Source material
━━━━━━━━━━
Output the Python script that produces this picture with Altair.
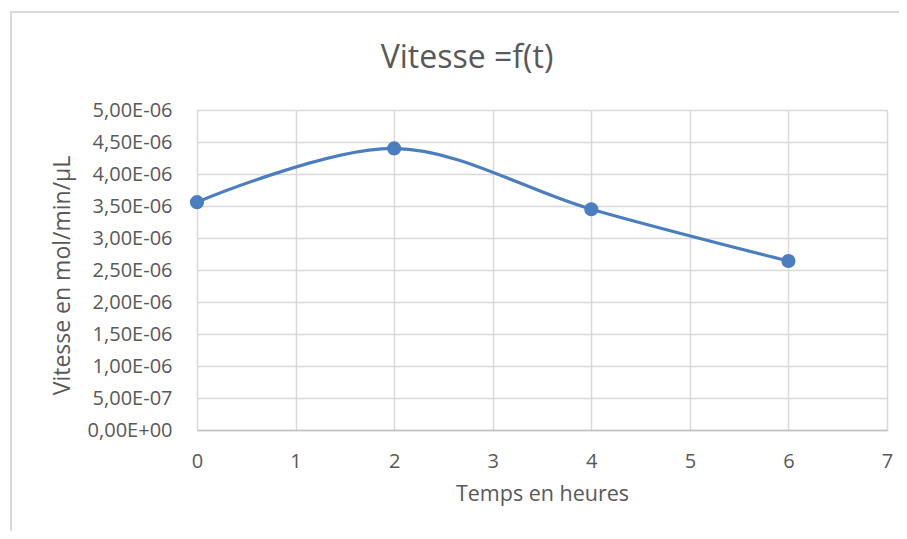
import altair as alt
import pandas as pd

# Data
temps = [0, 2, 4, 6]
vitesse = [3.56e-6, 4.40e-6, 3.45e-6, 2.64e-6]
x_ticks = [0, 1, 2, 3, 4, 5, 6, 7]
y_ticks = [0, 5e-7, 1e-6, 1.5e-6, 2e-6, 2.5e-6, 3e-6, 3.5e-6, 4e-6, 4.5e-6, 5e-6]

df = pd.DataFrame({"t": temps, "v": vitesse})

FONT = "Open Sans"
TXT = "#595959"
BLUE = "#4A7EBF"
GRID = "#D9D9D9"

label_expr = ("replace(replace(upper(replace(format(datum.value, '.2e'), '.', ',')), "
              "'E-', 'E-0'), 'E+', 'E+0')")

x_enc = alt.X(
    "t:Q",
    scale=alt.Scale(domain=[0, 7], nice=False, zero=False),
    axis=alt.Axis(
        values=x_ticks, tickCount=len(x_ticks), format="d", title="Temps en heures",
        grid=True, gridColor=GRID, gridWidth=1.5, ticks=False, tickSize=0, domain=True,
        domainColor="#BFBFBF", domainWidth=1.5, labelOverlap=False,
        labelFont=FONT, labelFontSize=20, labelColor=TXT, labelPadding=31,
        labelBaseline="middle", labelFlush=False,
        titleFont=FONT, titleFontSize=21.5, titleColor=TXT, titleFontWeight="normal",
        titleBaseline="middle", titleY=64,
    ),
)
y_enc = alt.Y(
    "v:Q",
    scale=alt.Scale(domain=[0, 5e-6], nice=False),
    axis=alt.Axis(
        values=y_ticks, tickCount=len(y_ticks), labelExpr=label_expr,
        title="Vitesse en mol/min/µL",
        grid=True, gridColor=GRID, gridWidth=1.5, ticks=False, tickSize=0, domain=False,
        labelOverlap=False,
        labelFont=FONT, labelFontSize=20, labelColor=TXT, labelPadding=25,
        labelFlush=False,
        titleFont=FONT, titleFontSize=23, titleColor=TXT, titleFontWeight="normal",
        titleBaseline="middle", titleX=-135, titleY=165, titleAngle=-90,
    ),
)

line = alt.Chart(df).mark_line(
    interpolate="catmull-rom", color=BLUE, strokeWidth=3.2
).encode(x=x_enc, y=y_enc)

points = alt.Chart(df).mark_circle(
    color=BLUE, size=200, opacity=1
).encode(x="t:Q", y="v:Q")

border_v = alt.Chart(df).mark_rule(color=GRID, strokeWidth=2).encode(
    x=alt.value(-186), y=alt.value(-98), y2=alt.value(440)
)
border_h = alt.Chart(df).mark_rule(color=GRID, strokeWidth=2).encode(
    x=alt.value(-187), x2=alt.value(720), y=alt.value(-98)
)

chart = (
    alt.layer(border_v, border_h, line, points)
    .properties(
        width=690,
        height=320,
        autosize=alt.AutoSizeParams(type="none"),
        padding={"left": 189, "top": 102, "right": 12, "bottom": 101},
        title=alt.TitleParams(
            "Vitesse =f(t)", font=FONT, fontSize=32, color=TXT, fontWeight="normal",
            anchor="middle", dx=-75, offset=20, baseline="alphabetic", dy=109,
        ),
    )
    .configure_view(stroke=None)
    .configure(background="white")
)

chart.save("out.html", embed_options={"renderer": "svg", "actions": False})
━━━━━━━━━━
Task
With the pictures left out, transcribe the material exactly.

Output of the exercise
Output the Python script that produces this picture with Altair.
import altair as alt
import pandas as pd

# Data
temps = [0, 2, 4, 6]
vitesse = [3.56e-6, 4.40e-6, 3.45e-6, 2.64e-6]
x_ticks = [0, 1, 2, 3, 4, 5, 6, 7]
y_ticks = [0, 5e-7, 1e-6, 1.5e-6, 2e-6, 2.5e-6, 3e-6, 3.5e-6, 4e-6, 4.5e-6, 5e-6]

df = pd.DataFrame({"t": temps, "v": vitesse})

FONT = "Open Sans"
TXT = "#595959"
BLUE = "#4A7EBF"
GRID = "#D9D9D9"

label_expr = ("replace(replace(upper(replace(format(datum.value, '.2e'), '.', ',')), "
              "'E-', 'E-0'), 'E+', 'E+0')")

x_enc = alt.X(
    "t:Q",
    scale=alt.Scale(domain=[0, 7], nice=False, zero=False),
    axis=alt.Axis(
        values=x_ticks, tickCount=len(x_ticks), format="d", title="Temps en heures",
        grid=True, gridColor=GRID, gridWidth=1.5, ticks=False, tickSize=0, domain=True,
        domainColor="#BFBFBF", domainWidth=1.5, labelOverlap=False,
        labelFont=FONT, labelFontSize=20, labelColor=TXT, labelPadding=31,
        labelBaseline="middle", labelFlush=False,
        titleFont=FONT, titleFontSize=21.5, titleColor=TXT, titleFontWeight="normal",
        titleBaseline="middle", titleY=64,
    ),
)
y_enc = alt.Y(
    "v:Q",
    scale=alt.Scale(domain=[0, 5e-6], nice=False),
    axis=alt.Axis(
        values=y_ticks, tickCount=len(y_ticks), labelExpr=label_expr,
        title="Vitesse en mol/min/µL",
        grid=True, gridColor=GRID, gridWidth=1.5, ticks=False, tickSize=0, domain=False,
        labelOverlap=False,
        labelFont=FONT, labelFontSize=20, labelColor=TXT, labelPadding=25,
        labelFlush=False,
        titleFont=FONT, titleFontSize=23, titleColor=TXT, titleFontWeight="normal",
        titleBaseline="middle", titleX=-135, titleY=165, titleAngle=-90,
    ),
)

line = alt.Chart(df).mark_line(
    interpolate="catmull-rom", color=BLUE, strokeWidth=3.2
).encode(x=x_enc, y=y_enc)

points = alt.Chart(df).mark_circle(
    color=BLUE, size=200, opacity=1
).encode(x="t:Q", y="v:Q")

border_v = alt.Chart(df).mark_rule(color=GRID, strokeWidth=2).encode(
    x=alt.value(-186), y=alt.value(-98), y2=alt.value(440)
)
border_h = alt.Chart(df).mark_rule(color=GRID, strokeWidth=2).encode(
    x=alt.value(-187), x2=alt.value(720), y=alt.value(-98)
)

chart = (
    alt.layer(border_v, border_h, line, points)
    .properties(
        width=690,
        height=320,
        autosize=alt.AutoSizeParams(type="none"),
        padding={"left": 189, "top": 102, "right": 12, "bottom": 101},
        title=alt.TitleParams(
            "Vitesse =f(t)", font=FONT, fontSize=32, color=TXT, fontWeight="normal",
            anchor="middle", dx=-75, offset=20, baseline="alphabetic", dy=109,
        ),
    )
    .configure_view(stroke=None)
    .configure(background="white")
)

chart.save("out.html", embed_options={"renderer": "svg", "actions": False})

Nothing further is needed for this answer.